Some of you might remember the blog post I put on about running in the Pentlands. While I was unable to blog due to technical issues with the previous website, I've been back in to the hills for some more training and trail running. 

I usually head up to Craiglockhart on a Sunday morning to join the others for the 16 mile run that happens every week, but for a change, I decided to work out the 10 mile route once and for all. 

I posted on Twitter to see if anyone fancied joining me and Nicholas (@nwolverson) said he would join me. 

Sunday morning arrived and the weather wasn't brilliant, to be honest, it was chucking it down but we still decided to go. 

Arriving at the car park, I changed my shoes in to my Inov8 Talons and we both headed up the hill along the route that I've ran previously. 
Then came the first climb, up West Kip, then along to East Kip and then straight after that, the final climb and highest climb up to Scald Law. I had hoped for some amazing views at the top but unfortunately the cloud was so low that I just got a misty photo. 

This was taken at the trig point at the top of Scald Law. Scald Law is the highest point of the Pentlands at 579 metres, you wouldn't have thought it!

From here it was all downhill. Dropping about 800 metres in to the valley which was great. The weather just added to the experience and now that the terrain had levelled out a bit we were getting a bit more pace in our legs, I estimated we were on for a 2 hour run around the 10 mile route. 

It was beautiful, small streams to run through, good trail to run on, all in all, a great run. 

With about a mile to go until we were meant to be back at the car, something went wrong!

Due to the low cloud cover we got totally disoriented and took a wrong turn.

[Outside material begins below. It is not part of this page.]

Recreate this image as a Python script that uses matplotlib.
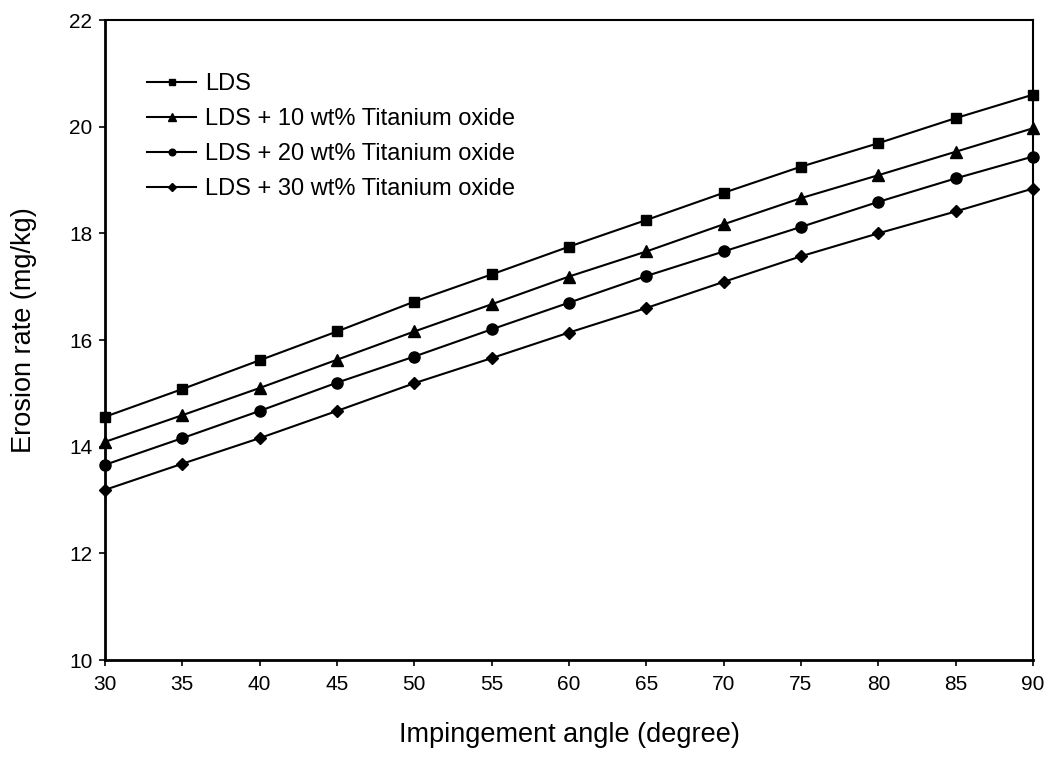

The car was south of us but some how we headed directly north, for 3 miles! 

Eventually when our GPS watches were still clocking up the miles, we stopped and tried to think where we had gone wrong but we couldn't work it out. Nicholas' watch luckily had a compass built in so we took the most direct route south. 

Within a couple of miles the clouds clearer just enough for us to spot the Kips that we had climbed earlier. 

We decided to cut across ground, go off road and take the most direct route we could in the their direction. 

Eventually we got back to the paths we had ran earlier that day and got back to the car.

We were both exhausted and glad to be back in the car. I checked my watch and the 10 mile run had turned in to a 16 mile run which took us 2 hours 46 minutes! 
I was surprised how easy it was to get lost out there, I'm glad it wasn't in the middle of winter otherwise it could have been a lot worse! 

Since then I've been investigating either downloadable maps for my phone or a good old fashioned map and compass for future visits!

It was really good to do something different though. It really gives your legs and lungs a good workout and I would recommend it to anyone, just make sure you know where you are going or have a good map with you! 

The map of the route I had, a photocopy of a map from the trail book I have, just wasn't detailed enough to help when we were lost.